Our survey for the French elections is now officially complete. We would first and foremost like to thank everyone who participated and made our prediction possible. We analyzed the first round results in our previous post this week, and concluded that although this election seems like a landslide victory for Macron, things won’t go down that easy. The polls consistently gave him a 20 point lead in front of Le Pen, an advantage that was slightly narrowing before the debate on May 3rd, but after the debate and what was apparently a resounding victory for Macron, his chances went up again.
The final results of our prediction survey suggest a slightly tighter outcome than what the polls are currently suggesting. As shown in the figure below, we have Macron at 55.9%, and Le Pen at 44.1%. Our survey was at all times a bit more conservative and has, unlike all the other polls, consistently estimated a narrower gap between the candidates. There is a regional variation as well. We predict Macron to take all of the Western and central regions as well as Paris (Ile-de-France) and the Auvergne-Rhône-Alpes region. Le Pen will most likely win in Provence-Alpes-Côte d\’Azur and in Corse, and will probably come on top in the North-West.
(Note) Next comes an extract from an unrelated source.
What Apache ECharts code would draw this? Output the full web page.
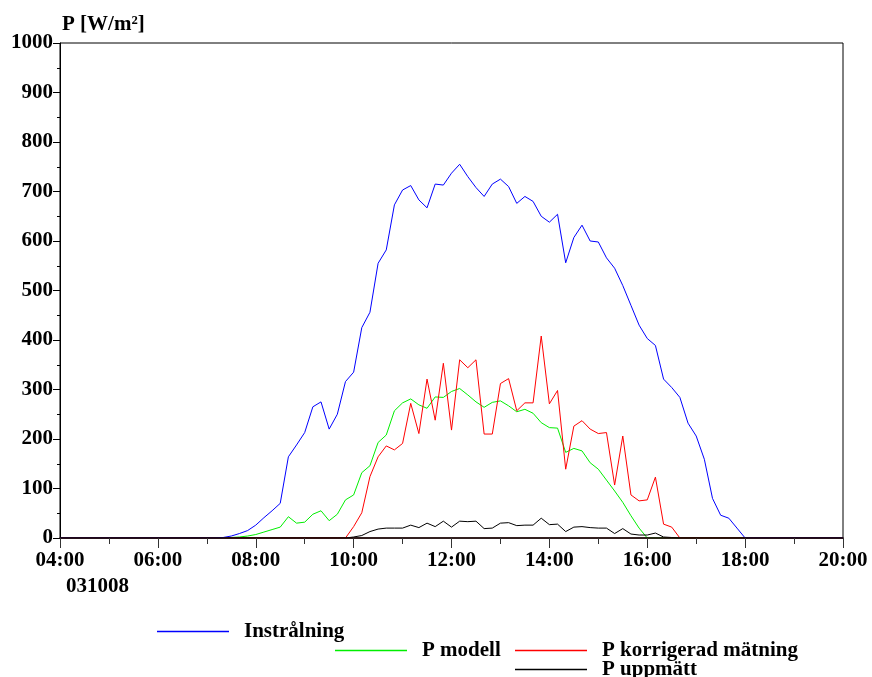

However, just like the polls, our survey has never brought Macron’s victory into question. The issue was only the margin of victory and how precise our prediction will be compared to the average of the polls.
The blue and yellow zones around the lines show the average errors for each candidate’s predicted vote share. At this point the errors are around 4 percentage points in each direction. This suggest that the overall likelihood of a Le Pen victory is below 1%. Unless there is a huge Black Swan event on Sunday, Emmanuel Macron should be the next President of France.